I Just Wanna Stop by Gino Vannelli (A&M, 1978)

Gino Vannelli is the funkiest Italian you will ever meet, hands down the funkiest Canadian Italian. He made his TV debut on Soul Train, so Don must have thought he was down. He was single-handedly carrying the prog jazz WestCoast sound throughout the 70s until his big Top 5 breakthrough ballad, I Just Wanna Stop. He even name checks Montreal. How many other American hits have mentioned that pleasant but boring Quebec city? [Sorry Montreal. I don’t mean to diss you. I have visited your fine city and find it very beautiful, but unmemorable. The only things I remember about Montreal are the Expos used to play there, this song and that you built an airport way too big for your city.] Hey, even Gino had strange thoughts when he thought about those Montreal nights as he basked away in the L.A. smog.

Gino was not successful on his own. He had his brothers Joe & Ross in tow, who produced & arranged the music with Gino as Joe played all the keyboards. Joe’s jazzy keyboard arrangements against Gino’s theatric vocals are one of the reasons that I love his music. But rather than call themselves the Vannelli 3 or Milli Vannelli, they let Gino take the spotlight. Most likely because he had the best voice or was the hairiest, one of the two.

Actually it was the former reason. Gino had a very serious soulful delivery, but showed his tender side on this song. I love the fact people were probably getting it on to this song. That makes me laugh every time I hear it, especially when he sings STOP and everything stops for a second before kicking back in. Did that drop out throw off anyone’s rhythm? Were those background singers warbling their Yardbird-ish For Your Loves more taunting than soothing? If your rhythm was sketchy to begin with, you probably got all flustered by the time the sax solo came in and tried to go faster to catch up.

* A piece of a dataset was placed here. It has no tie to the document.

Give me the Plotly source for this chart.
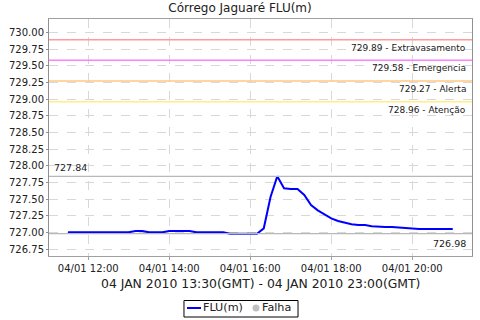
import plotly.graph_objects as go
import pandas as pd

times = pd.date_range("2010-01-04 11:30", "2010-01-04 21:00", freq="10min")
flu = [727.00, 727.00, 727.00, 727.00, 727.00, 727.00, 727.00, 727.00, 727.00, 727.00,
       727.02, 727.02, 727.00, 727.00, 727.00, 727.02, 727.02, 727.02, 727.02, 727.00,
       727.00, 727.00, 727.00, 727.00, 726.98, 726.98, 726.98, 726.98, 726.98, 727.06,
       727.53, 727.84, 727.66, 727.65, 727.65, 727.56, 727.41, 727.33, 727.27, 727.21,
       727.17, 727.14, 727.12, 727.11, 727.11, 727.09, 727.08, 727.08, 727.08, 727.07,
       727.06, 727.06, 727.05, 727.05, 727.05, 727.05, 727.05, 727.05]

threshold_values = [729.89, 729.58, 729.27, 728.96]
threshold_names = ["Extravasamento", "Emergencia", "Alerta", "Atenção"]
threshold_colors = ["#ff9a9a", "#ff80ff", "#ffc880", "#ffee88"]

max_val = 727.84
min_val = 726.98

title = "Córrego Jaguaré FLU(m)"
xtitle = "04 JAN 2010 13:30(GMT) - 04 JAN 2010 23:00(GMT)"
legend_names = ["FLU(m)", "Falha"]
font = "DejaVu Sans"
txt = "#202020"

fig = go.Figure()
fig.add_trace(go.Scatter(x=times, y=flu, mode="lines", name=legend_names[0],
                         line=dict(color="#0000ff", width=2), showlegend=False))

shapes = []
annotations = []
for v, n, c in zip(threshold_values, threshold_names, threshold_colors):
    shapes.append(dict(type="line", xref="paper", x0=0, x1=1, yref="y", y0=v, y1=v,
                       line=dict(color=c, width=1.5)))
    annotations.append(dict(xref="paper", x=0.99, yref="y", y=v, yshift=-1,
                            text=f"{v:.2f} - {n}", showarrow=False,
                            xanchor="right", yanchor="top",
                            font=dict(family=font, size=9, color=txt)))
for v in [max_val, min_val]:
    shapes.append(dict(type="line", xref="paper", x0=0, x1=1, yref="y", y0=v, y1=v,
                       line=dict(color="#b8b8b8", width=1.2)))
annotations.append(dict(xref="paper", x=0.007, yref="y", y=max_val, yshift=1,
                        text=f"{max_val:.2f}", showarrow=False, xanchor="left",
                        yanchor="bottom", font=dict(family=font, size=9.5, color=txt)))
annotations.append(dict(xref="paper", x=0.99, yref="y", y=min_val, yshift=-2,
                        text=f"{min_val:.2f}", showarrow=False, xanchor="right",
                        yanchor="top", font=dict(family=font, size=9.5, color=txt)))

# x axis title
annotations.append(dict(xref="paper", x=0.5, yref="paper", y=-0.114, text=xtitle,
                        showarrow=False, xanchor="center", yanchor="middle",
                        font=dict(family=font, size=12.4, color=txt)))

# custom legend
ly = -0.2194
shapes.append(dict(type="rect", xref="paper", yref="paper", x0=0.3191, x1=0.5887,
                   y0=-0.2574, y1=-0.1878, line=dict(color="#000000", width=1),
                   fillcolor="white"))
shapes.append(dict(type="line", xref="paper", yref="paper", x0=0.3262, x1=0.3593,
                   y0=ly, y1=ly, line=dict(color="#0000ff", width=2)))
shapes.append(dict(type="circle", xref="paper", yref="paper", x0=0.4894 - 0.0083,
                   x1=0.4894 + 0.0083, y0=ly - 0.0148, y1=ly + 0.0148,
                   line=dict(width=0), fillcolor="#c0c0c0"))
annotations.append(dict(xref="paper", x=0.3600, yref="paper", y=ly,
                        text=legend_names[0], showarrow=False, xanchor="left",
                        yanchor="middle", font=dict(family=font, size=11.2, color=txt)))
annotations.append(dict(xref="paper", x=0.4990, yref="paper", y=ly,
                        text=legend_names[1], showarrow=False, xanchor="left",
                        yanchor="middle", font=dict(family=font, size=11.2, color=txt)))

fig.update_layout(
    width=480, height=320,
    margin=dict(l=49, r=8, t=19, b=64, autoexpand=False),
    paper_bgcolor="white", plot_bgcolor="white",
    font=dict(family=font, size=10, color=txt),
    title=dict(text=title, x=0.5, xanchor="center", y=0.975, yanchor="middle",
               font=dict(family=font, size=12, color=txt)),
    shapes=shapes, annotations=annotations, showlegend=False,
    xaxis=dict(range=["2010-01-04 11:01:48", "2010-01-04 21:28:30"],
               tick0="2010-01-04 12:00", dtick=7200000, tickformat="%d/%m %H:%M",
               showgrid=True, gridcolor="#d8d8d8", griddash="dash", gridwidth=1,
               showline=True, linecolor="#a0a0a0", mirror=True,
               ticks="outside", ticklen=3, tickcolor="#a0a0a0",
               tickfont=dict(family=font, size=10, color=txt),
               automargin=False, zeroline=False),
    yaxis=dict(range=[726.645, 730.2], tick0=726.75, dtick=0.25, tickformat=".2f",
               showgrid=True, gridcolor="#d8d8d8", griddash="dash", gridwidth=1,
               showline=True, linecolor="#909090", mirror=True,
               ticks="outside", ticklen=2, tickcolor="#909090",
               tickfont=dict(family=font, size=10, color=txt),
               automargin=False, zeroline=False),
)

fig.write_html("out.html")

Obviously this song is about a woman that Gino was with but can’t be with anymore, I guess, because of life and times and the way world must turn. Maybe she was just tired of pulling chest hairs out of her teeth….just a thought.

Leave a comment

1 Comment

  1. J.A. Bartlett

     /  February 12, 2012

    “Milli Vanelli”—well played, sir.

    I have always imagined that Vannelli is remembering a night in a high-rise hotel in Montreal, with the lights of the city strung out below and a beautiful woman for company. Nice picture. For further listening: “Wheels of Life,” which was the followup to “I Just Wanna Stop” from the “Brother to Brother” album. It’s very much the same thing, only different. Also great: “People Gotta Move,” from 1974, which somehow managed to get up to #22 in Billboard without many people remembering it.